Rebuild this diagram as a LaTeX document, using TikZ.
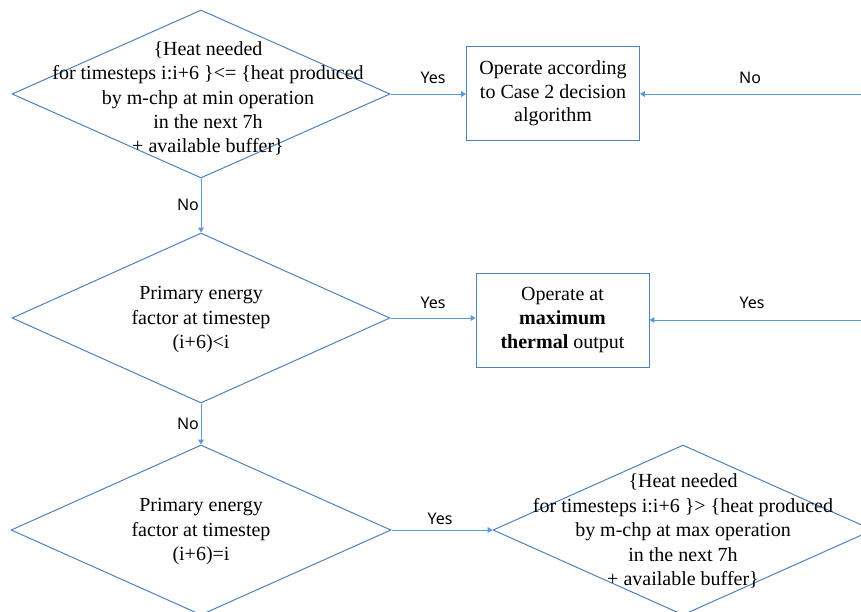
\documentclass[tikz,border=0pt]{standalone}
\usepackage{fontspec}
\setmainfont{Liberation Serif}
\newfontfamily\labelfont{Noto Sans}
\usetikzlibrary{arrows.meta,positioning,shapes.geometric}
\definecolor{shapeblue}{RGB}{79,129,189}
\definecolor{lineblue}{RGB}{91,155,213}

\begin{document}
\begin{tikzpicture}[x=0.5pt, y=-0.5pt,
  decision/.style={diamond, draw=shapeblue, line width=0.5pt, inner sep=0pt,
    minimum width=189pt, minimum height=85pt},
  dtext/.style={align=center, inner sep=0pt, font=\fontsize{10}{12.2}\selectfont},
  action/.style={draw=shapeblue, line width=0.5pt, fill=white, align=center,
    inner sep=0pt, minimum width=86.5pt, minimum height=47pt,
    font=\fontsize{10}{11.8}\selectfont},
  arr/.style={-{Triangle[length=2.4pt, width=2.8pt]}, line width=0.5pt, draw=lineblue},
  lbl/.style={font=\labelfont\fontsize{8}{9}\selectfont, inner sep=0pt}
]
  \useasboundingbox (0,0) rectangle (861,611);
  \clip (0,0) rectangle (861,611);

  \node[decision, minimum height=84pt] (heatmin) at (201,94) {};
  \node[dtext] (heatmintxt) at (208,98.5) {\{Heat needed\\for timesteps i:i+6 \}<= \{heat produced\\by m-chp at min operation\\in the next 7h\\+ available buffer\}};
  \node[decision] (pefless) at (201,318) {};
  \node[dtext] (peflesstxt) at (201,319.5) {Primary energy\\factor at timestep\\(i+6)<i};
  \node[decision, minimum width=190pt] (pefeq) at (201,530) {};
  \node[dtext] (pefeqtxt) at (201,531.5) {Primary energy\\factor at timestep\\(i+6)=i};
  \node[decision, minimum width=190pt] (heatmax) at (683,530) {};
  \node[dtext] (heatmaxtxt) at (683,531) {\{Heat needed\\for timesteps i:i+6 \}> \{heat produced\\by m-chp at max operation\\in the next 7h\\+ available buffer\}};

  \node[action] (case2) at (553,93.5) {Operate according\\to Case 2 decision\\algorithm};
  \node[action] (maxth) at (562.5,320) {Operate at\\\textbf{maximum}\\\textbf{thermal} output};

  \coordinate (noin) at (880,94);
  \coordinate (yesin) at (880,320);

  \draw[arr] (heatmin.east) -- (case2.west |- heatmin.east);
  \draw[arr] (noin) -- (case2.east |- noin);
  \draw[arr] (heatmin.south) -- (pefless.north);
  \draw[arr] (pefless.east) -- (maxth.west |- pefless.east);
  \draw[arr] (yesin) -- (maxth.east |- yesin);
  \draw[arr] (pefless.south) -- (pefeq.north);
  \draw[arr] (pefeq.east) -- (heatmax.west);

  \node[lbl] (yes1) at (433,78) {Yes};
  \node[lbl] (no1) at (750,78) {No};
  \node[lbl] (no2) at (188,205) {No};
  \node[lbl] (yes2) at (433,303) {Yes};
  \node[lbl] (yes3) at (752,303) {Yes};
  \node[lbl] (no3) at (188,424) {No};
  \node[lbl] (yes4) at (440,519) {Yes};
\end{tikzpicture}
\end{document}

_ _ _ _

[SET EXERCISE]:
Please repeat exactly the data above from its first line to the line that contains "(heatmaxtxt) at (683,531)", inclusive, and leave every picture out.

[FINAL RESULT]:
Rebuild this diagram as a LaTeX document, using TikZ.
\documentclass[tikz,border=0pt]{standalone}
\usepackage{fontspec}
\setmainfont{Liberation Serif}
\newfontfamily\labelfont{Noto Sans}
\usetikzlibrary{arrows.meta,positioning,shapes.geometric}
\definecolor{shapeblue}{RGB}{79,129,189}
\definecolor{lineblue}{RGB}{91,155,213}

\begin{document}
\begin{tikzpicture}[x=0.5pt, y=-0.5pt,
  decision/.style={diamond, draw=shapeblue, line width=0.5pt, inner sep=0pt,
    minimum width=189pt, minimum height=85pt},
  dtext/.style={align=center, inner sep=0pt, font=\fontsize{10}{12.2}\selectfont},
  action/.style={draw=shapeblue, line width=0.5pt, fill=white, align=center,
    inner sep=0pt, minimum width=86.5pt, minimum height=47pt,
    font=\fontsize{10}{11.8}\selectfont},
  arr/.style={-{Triangle[length=2.4pt, width=2.8pt]}, line width=0.5pt, draw=lineblue},
  lbl/.style={font=\labelfont\fontsize{8}{9}\selectfont, inner sep=0pt}
]
  \useasboundingbox (0,0) rectangle (861,611);
  \clip (0,0) rectangle (861,611);

  \node[decision, minimum height=84pt] (heatmin) at (201,94) {};
  \node[dtext] (heatmintxt) at (208,98.5) {\{Heat needed\\for timesteps i:i+6 \}<= \{heat produced\\by m-chp at min operation\\in the next 7h\\+ available buffer\}};
  \node[decision] (pefless) at (201,318) {};
  \node[dtext] (peflesstxt) at (201,319.5) {Primary energy\\factor at timestep\\(i+6)<i};
  \node[decision, minimum width=190pt] (pefeq) at (201,530) {};
  \node[dtext] (pefeqtxt) at (201,531.5) {Primary energy\\factor at timestep\\(i+6)=i};
  \node[decision, minimum width=190pt] (heatmax) at (683,530) {};
  \node[dtext] (heatmaxtxt) at (683,531) {\{Heat needed\\for timesteps i:i+6 \}> \{heat produced\\by m-chp at max operation\\in the next 7h\\+ available buffer\}};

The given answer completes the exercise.